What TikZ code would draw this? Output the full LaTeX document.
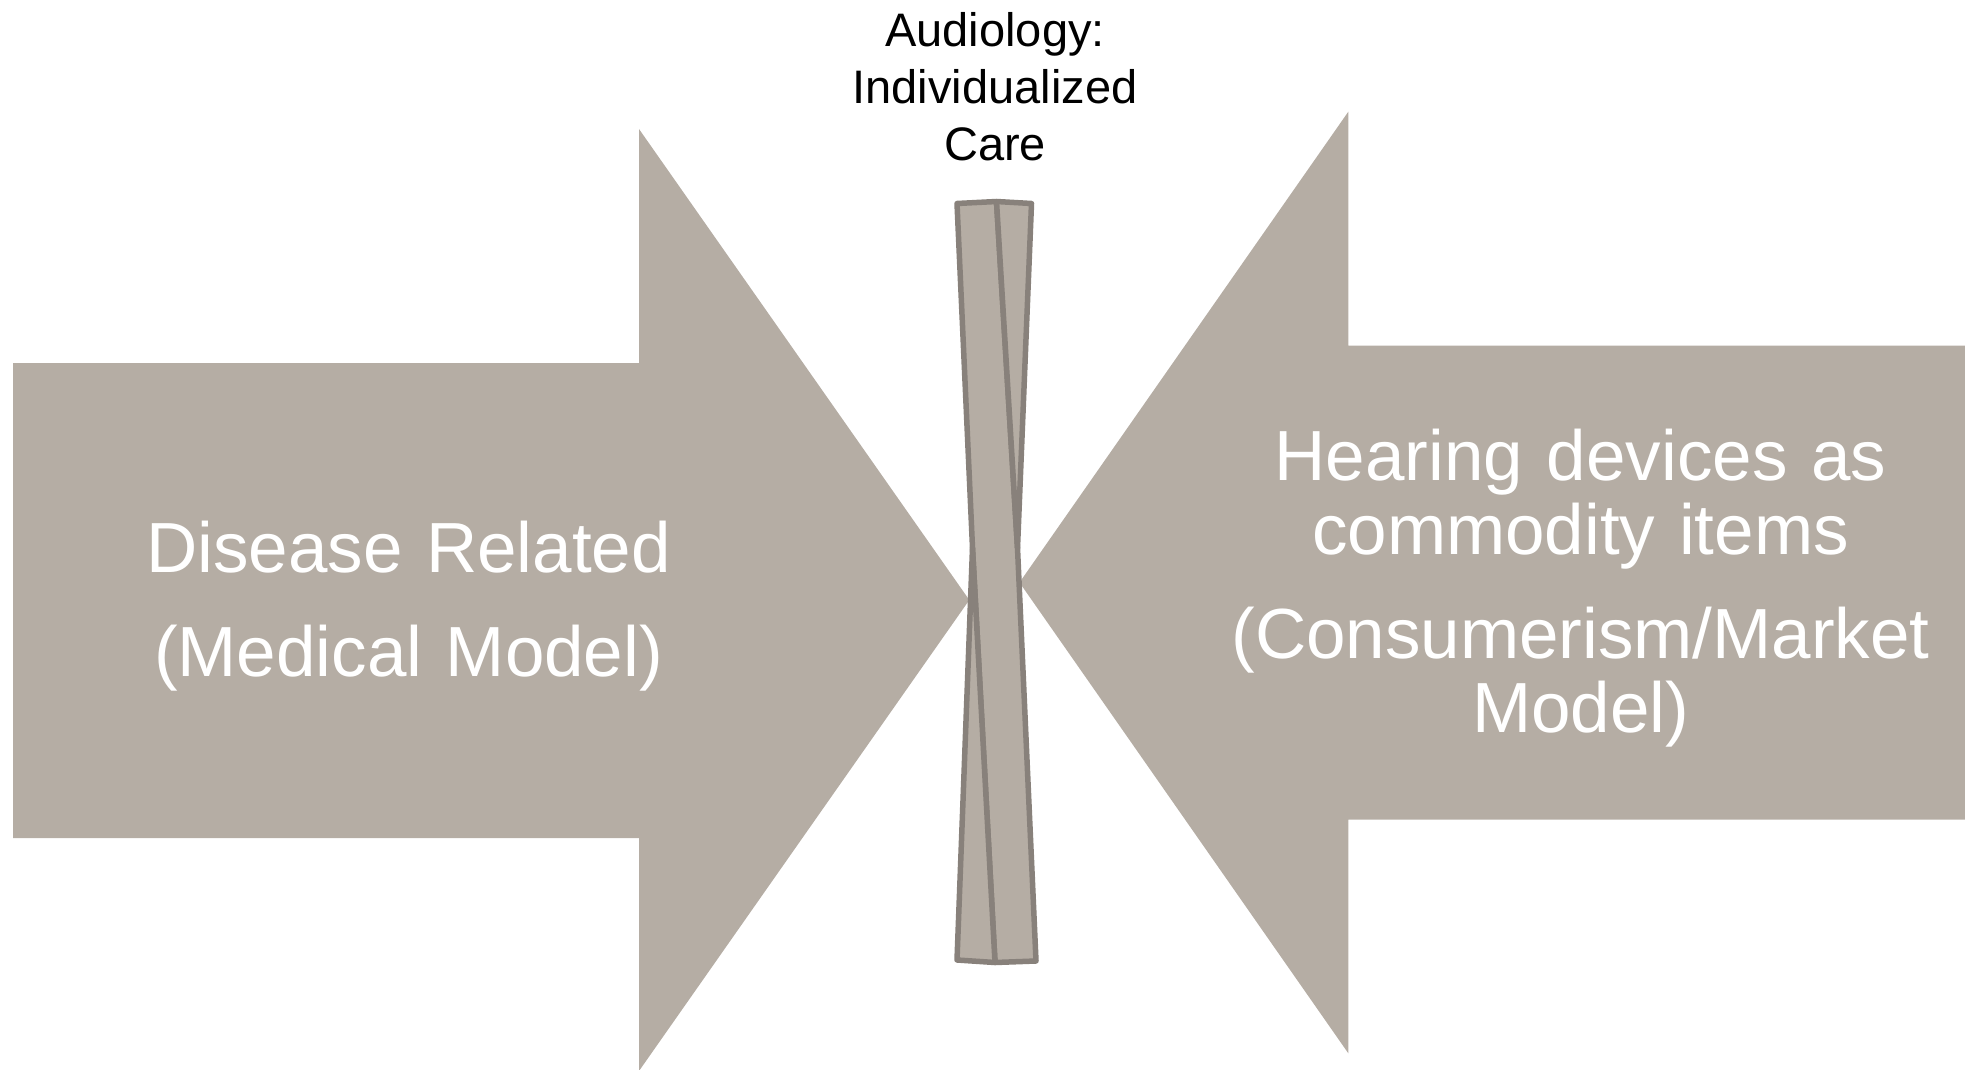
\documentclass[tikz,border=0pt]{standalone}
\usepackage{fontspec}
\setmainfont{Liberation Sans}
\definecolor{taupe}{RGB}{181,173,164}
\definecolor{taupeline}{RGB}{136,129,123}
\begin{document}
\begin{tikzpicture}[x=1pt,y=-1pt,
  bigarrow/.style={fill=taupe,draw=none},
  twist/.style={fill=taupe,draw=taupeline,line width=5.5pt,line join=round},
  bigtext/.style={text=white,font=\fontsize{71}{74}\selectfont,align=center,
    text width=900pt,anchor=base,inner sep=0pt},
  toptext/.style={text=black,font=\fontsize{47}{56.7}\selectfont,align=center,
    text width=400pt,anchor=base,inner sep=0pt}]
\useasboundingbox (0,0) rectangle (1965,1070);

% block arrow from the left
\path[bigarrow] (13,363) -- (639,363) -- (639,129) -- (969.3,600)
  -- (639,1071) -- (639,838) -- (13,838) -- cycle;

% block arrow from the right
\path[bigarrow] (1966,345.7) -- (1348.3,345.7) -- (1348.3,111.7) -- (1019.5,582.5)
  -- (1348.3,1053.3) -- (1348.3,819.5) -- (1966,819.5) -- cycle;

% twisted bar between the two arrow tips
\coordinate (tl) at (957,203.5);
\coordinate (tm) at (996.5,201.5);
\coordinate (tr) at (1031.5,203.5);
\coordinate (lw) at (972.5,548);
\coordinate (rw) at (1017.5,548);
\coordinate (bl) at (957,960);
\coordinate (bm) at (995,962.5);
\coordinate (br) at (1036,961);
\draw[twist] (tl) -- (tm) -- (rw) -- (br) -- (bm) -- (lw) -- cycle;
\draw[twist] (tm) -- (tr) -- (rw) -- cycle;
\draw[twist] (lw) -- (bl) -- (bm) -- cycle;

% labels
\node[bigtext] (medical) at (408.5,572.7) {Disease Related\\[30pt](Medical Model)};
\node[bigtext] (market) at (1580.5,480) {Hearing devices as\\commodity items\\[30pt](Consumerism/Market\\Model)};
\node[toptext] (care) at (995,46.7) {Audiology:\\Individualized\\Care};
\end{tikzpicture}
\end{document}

───

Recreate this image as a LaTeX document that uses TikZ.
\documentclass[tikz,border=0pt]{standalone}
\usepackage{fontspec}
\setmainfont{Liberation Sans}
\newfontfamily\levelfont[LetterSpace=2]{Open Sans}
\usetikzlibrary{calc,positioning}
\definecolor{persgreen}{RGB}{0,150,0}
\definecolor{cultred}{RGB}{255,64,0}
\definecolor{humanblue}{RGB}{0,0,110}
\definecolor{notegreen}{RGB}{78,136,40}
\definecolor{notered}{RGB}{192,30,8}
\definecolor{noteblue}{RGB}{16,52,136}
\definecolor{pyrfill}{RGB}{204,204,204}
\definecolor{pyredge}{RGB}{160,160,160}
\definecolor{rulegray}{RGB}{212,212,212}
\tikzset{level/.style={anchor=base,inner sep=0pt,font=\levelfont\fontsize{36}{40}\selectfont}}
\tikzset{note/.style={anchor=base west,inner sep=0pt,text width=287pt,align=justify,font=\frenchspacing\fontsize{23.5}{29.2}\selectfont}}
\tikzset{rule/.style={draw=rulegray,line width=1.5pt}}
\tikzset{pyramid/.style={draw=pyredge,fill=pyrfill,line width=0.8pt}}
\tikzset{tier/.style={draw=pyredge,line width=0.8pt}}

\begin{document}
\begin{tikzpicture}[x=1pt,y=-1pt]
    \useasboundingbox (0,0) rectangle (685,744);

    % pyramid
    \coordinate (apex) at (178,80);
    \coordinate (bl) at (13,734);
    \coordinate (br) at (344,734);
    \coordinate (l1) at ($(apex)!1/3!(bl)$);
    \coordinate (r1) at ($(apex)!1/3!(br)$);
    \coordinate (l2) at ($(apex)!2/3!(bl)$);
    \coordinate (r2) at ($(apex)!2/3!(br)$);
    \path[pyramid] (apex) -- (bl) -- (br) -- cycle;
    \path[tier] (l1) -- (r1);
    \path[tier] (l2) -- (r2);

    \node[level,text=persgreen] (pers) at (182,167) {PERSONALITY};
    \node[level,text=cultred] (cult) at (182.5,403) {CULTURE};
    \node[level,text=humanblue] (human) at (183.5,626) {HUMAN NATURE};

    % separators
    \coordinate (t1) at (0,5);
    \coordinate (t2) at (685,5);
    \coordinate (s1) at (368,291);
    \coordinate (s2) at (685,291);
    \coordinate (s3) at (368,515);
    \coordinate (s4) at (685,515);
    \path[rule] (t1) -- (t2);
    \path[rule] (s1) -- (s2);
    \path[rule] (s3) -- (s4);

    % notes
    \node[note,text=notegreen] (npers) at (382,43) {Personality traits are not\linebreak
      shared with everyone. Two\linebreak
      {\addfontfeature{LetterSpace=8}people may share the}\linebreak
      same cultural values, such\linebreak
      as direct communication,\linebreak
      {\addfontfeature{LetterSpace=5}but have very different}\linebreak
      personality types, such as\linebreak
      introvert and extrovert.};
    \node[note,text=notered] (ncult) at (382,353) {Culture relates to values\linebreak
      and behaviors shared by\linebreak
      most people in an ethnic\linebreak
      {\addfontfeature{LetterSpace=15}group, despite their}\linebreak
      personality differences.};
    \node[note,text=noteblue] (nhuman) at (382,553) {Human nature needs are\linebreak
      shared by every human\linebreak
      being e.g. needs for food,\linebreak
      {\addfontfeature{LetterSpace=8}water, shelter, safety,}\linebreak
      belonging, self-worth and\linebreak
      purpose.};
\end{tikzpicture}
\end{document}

───

**Aim of the task**.
Only the lines from the one with "What TikZ code" through the one with "-- (1348.3,1053.3) -- (1348.3,819.5)", both included, go in the copy, exactly as written. Leave the pictures behind.

**The solution**.
What TikZ code would draw this? Output the full LaTeX document.
\documentclass[tikz,border=0pt]{standalone}
\usepackage{fontspec}
\setmainfont{Liberation Sans}
\definecolor{taupe}{RGB}{181,173,164}
\definecolor{taupeline}{RGB}{136,129,123}
\begin{document}
\begin{tikzpicture}[x=1pt,y=-1pt,
  bigarrow/.style={fill=taupe,draw=none},
  twist/.style={fill=taupe,draw=taupeline,line width=5.5pt,line join=round},
  bigtext/.style={text=white,font=\fontsize{71}{74}\selectfont,align=center,
    text width=900pt,anchor=base,inner sep=0pt},
  toptext/.style={text=black,font=\fontsize{47}{56.7}\selectfont,align=center,
    text width=400pt,anchor=base,inner sep=0pt}]
\useasboundingbox (0,0) rectangle (1965,1070);

% block arrow from the left
\path[bigarrow] (13,363) -- (639,363) -- (639,129) -- (969.3,600)
  -- (639,1071) -- (639,838) -- (13,838) -- cycle;

% block arrow from the right
\path[bigarrow] (1966,345.7) -- (1348.3,345.7) -- (1348.3,111.7) -- (1019.5,582.5)
  -- (1348.3,1053.3) -- (1348.3,819.5) -- (1966,819.5) -- cycle;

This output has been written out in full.